• **Task brief**
Write out, word for word, the first line of the data below and every line after it through the one containing "1.23, 1.09, 0.97, 1.0, 1.0, 1.0]".

• **Recorded data**
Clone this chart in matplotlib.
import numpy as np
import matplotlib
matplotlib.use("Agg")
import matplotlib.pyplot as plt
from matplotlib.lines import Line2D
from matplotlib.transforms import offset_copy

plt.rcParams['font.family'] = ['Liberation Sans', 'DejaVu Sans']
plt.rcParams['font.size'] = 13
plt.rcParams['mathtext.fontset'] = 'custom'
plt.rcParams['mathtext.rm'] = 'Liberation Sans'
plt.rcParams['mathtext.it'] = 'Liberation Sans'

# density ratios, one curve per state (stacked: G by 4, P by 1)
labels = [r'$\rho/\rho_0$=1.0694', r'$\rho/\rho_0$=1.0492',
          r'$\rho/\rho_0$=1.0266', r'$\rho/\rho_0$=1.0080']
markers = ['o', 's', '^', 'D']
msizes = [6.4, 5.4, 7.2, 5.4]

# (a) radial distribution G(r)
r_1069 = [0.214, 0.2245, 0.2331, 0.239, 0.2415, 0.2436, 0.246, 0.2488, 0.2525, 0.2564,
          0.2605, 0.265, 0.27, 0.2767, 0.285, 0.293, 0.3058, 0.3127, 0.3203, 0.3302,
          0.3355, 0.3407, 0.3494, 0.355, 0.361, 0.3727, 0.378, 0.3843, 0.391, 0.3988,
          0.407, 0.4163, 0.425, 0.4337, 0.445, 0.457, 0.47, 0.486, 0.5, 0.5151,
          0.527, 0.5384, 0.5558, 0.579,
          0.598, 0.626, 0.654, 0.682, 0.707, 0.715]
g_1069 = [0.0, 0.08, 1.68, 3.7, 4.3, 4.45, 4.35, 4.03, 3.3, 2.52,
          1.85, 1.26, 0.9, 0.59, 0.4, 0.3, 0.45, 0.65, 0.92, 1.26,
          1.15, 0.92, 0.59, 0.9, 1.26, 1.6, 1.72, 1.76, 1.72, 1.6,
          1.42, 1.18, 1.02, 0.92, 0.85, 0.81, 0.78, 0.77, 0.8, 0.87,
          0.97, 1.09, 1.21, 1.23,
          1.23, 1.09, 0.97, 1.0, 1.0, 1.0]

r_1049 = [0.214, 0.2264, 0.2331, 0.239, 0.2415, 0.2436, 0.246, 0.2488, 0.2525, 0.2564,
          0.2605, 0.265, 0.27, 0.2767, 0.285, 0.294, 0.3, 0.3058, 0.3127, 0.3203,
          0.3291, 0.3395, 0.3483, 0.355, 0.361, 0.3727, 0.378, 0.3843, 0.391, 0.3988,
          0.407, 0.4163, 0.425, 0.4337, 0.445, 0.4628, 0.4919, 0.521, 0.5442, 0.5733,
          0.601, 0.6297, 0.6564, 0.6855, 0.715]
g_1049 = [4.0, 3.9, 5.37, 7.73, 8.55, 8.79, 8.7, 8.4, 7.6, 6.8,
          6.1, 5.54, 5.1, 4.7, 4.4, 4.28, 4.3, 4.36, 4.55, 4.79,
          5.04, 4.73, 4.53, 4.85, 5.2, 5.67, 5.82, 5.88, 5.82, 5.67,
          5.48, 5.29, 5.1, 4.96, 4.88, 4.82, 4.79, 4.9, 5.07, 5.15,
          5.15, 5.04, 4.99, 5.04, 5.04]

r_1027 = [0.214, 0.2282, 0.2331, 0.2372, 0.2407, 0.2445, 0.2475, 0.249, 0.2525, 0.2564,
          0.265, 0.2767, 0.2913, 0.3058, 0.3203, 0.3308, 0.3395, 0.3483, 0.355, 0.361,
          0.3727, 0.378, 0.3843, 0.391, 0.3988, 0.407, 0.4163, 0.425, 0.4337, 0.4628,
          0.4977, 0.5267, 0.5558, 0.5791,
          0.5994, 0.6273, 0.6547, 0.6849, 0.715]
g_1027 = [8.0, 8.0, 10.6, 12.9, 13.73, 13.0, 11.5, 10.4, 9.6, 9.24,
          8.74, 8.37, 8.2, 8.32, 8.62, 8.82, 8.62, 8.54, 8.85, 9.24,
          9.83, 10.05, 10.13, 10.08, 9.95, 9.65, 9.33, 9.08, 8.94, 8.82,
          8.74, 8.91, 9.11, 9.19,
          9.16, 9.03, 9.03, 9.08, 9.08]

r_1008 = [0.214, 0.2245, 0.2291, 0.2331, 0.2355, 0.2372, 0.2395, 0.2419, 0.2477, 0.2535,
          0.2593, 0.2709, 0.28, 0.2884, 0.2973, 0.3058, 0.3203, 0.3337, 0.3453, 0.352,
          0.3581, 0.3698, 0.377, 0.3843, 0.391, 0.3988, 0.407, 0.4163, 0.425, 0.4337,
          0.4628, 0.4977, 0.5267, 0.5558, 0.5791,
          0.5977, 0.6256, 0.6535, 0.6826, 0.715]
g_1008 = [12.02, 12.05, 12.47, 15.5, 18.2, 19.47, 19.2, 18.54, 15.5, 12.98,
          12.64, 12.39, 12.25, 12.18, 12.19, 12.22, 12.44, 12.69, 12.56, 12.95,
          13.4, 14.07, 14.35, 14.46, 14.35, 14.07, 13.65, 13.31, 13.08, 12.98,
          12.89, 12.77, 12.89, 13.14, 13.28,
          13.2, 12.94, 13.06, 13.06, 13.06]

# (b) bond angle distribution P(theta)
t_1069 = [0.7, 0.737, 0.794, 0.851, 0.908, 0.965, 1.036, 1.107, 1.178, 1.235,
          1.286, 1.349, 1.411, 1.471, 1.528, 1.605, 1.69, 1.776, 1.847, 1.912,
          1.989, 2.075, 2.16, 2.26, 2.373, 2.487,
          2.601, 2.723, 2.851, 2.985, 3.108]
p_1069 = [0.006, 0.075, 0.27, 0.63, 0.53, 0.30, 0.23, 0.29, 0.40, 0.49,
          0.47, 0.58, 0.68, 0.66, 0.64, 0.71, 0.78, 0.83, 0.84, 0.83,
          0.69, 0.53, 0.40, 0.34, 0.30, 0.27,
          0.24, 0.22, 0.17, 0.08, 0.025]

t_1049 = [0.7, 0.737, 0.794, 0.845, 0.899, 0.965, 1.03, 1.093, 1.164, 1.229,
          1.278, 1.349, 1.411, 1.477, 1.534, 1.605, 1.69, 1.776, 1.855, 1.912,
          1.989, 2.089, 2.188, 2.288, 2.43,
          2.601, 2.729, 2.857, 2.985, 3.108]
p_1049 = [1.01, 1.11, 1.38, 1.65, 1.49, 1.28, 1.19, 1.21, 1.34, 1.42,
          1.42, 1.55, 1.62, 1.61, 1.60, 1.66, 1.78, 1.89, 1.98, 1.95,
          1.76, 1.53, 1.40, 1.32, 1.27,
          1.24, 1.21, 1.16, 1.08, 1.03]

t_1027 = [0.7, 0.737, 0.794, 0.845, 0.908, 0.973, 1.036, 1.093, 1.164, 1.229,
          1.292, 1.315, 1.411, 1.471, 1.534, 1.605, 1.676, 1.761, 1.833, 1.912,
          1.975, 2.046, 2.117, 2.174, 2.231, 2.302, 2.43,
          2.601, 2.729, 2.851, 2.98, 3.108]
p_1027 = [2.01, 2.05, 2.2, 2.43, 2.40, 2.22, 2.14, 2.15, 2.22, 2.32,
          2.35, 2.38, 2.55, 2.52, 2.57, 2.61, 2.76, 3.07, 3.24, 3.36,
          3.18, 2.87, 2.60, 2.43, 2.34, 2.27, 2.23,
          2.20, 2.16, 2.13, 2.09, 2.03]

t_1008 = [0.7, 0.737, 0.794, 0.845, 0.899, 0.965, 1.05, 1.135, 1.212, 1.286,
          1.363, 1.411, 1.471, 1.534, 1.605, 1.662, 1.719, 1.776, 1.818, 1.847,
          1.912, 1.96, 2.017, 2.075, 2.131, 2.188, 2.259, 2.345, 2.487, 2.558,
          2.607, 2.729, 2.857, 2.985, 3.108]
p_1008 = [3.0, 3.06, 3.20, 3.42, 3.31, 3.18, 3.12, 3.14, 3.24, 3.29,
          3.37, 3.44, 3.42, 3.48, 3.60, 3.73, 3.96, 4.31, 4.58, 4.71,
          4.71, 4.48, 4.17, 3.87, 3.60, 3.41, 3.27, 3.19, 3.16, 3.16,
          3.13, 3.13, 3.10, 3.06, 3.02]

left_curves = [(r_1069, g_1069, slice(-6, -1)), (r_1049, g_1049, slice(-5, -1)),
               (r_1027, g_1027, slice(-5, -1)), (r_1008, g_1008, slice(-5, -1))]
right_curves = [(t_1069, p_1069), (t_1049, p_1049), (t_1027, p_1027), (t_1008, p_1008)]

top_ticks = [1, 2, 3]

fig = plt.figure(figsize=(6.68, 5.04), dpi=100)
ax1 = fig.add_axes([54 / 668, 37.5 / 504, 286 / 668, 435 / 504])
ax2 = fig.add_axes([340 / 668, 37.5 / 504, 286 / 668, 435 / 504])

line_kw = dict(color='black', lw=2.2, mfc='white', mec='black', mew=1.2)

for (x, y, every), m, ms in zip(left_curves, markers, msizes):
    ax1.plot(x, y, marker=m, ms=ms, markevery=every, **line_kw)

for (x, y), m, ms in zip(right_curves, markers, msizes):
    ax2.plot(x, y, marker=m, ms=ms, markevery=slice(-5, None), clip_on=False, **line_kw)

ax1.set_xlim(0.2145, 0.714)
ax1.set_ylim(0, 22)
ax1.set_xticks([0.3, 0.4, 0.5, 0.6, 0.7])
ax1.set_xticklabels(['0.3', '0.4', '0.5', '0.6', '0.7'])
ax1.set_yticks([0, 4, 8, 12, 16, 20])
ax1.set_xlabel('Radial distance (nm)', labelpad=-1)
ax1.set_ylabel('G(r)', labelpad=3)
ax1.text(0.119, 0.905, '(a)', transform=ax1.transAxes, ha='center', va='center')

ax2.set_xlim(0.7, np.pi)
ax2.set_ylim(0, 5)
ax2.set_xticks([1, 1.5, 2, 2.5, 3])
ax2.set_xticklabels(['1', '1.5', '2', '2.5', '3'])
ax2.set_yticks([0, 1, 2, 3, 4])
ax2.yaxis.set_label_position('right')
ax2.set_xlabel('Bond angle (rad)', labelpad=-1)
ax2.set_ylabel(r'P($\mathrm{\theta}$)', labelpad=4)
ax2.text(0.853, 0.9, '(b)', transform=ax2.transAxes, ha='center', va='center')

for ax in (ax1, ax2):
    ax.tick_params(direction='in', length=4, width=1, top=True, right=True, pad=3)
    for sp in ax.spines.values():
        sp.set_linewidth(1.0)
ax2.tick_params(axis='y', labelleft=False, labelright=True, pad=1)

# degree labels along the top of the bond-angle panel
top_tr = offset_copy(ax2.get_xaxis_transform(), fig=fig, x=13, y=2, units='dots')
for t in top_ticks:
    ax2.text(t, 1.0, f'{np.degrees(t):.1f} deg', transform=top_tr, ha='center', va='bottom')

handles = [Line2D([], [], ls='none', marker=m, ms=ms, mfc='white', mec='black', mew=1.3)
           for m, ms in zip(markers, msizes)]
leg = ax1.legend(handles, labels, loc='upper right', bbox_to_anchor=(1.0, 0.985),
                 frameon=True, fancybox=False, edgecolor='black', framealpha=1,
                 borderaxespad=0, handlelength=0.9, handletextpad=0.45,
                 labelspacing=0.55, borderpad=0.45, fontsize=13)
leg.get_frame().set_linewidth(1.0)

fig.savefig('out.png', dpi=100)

• **Task solution**
Clone this chart in matplotlib.
import numpy as np
import matplotlib
matplotlib.use("Agg")
import matplotlib.pyplot as plt
from matplotlib.lines import Line2D
from matplotlib.transforms import offset_copy

plt.rcParams['font.family'] = ['Liberation Sans', 'DejaVu Sans']
plt.rcParams['font.size'] = 13
plt.rcParams['mathtext.fontset'] = 'custom'
plt.rcParams['mathtext.rm'] = 'Liberation Sans'
plt.rcParams['mathtext.it'] = 'Liberation Sans'

# density ratios, one curve per state (stacked: G by 4, P by 1)
labels = [r'$\rho/\rho_0$=1.0694', r'$\rho/\rho_0$=1.0492',
          r'$\rho/\rho_0$=1.0266', r'$\rho/\rho_0$=1.0080']
markers = ['o', 's', '^', 'D']
msizes = [6.4, 5.4, 7.2, 5.4]

# (a) radial distribution G(r)
r_1069 = [0.214, 0.2245, 0.2331, 0.239, 0.2415, 0.2436, 0.246, 0.2488, 0.2525, 0.2564,
          0.2605, 0.265, 0.27, 0.2767, 0.285, 0.293, 0.3058, 0.3127, 0.3203, 0.3302,
          0.3355, 0.3407, 0.3494, 0.355, 0.361, 0.3727, 0.378, 0.3843, 0.391, 0.3988,
          0.407, 0.4163, 0.425, 0.4337, 0.445, 0.457, 0.47, 0.486, 0.5, 0.5151,
          0.527, 0.5384, 0.5558, 0.579,
          0.598, 0.626, 0.654, 0.682, 0.707, 0.715]
g_1069 = [0.0, 0.08, 1.68, 3.7, 4.3, 4.45, 4.35, 4.03, 3.3, 2.52,
          1.85, 1.26, 0.9, 0.59, 0.4, 0.3, 0.45, 0.65, 0.92, 1.26,
          1.15, 0.92, 0.59, 0.9, 1.26, 1.6, 1.72, 1.76, 1.72, 1.6,
          1.42, 1.18, 1.02, 0.92, 0.85, 0.81, 0.78, 0.77, 0.8, 0.87,
          0.97, 1.09, 1.21, 1.23,
          1.23, 1.09, 0.97, 1.0, 1.0, 1.0]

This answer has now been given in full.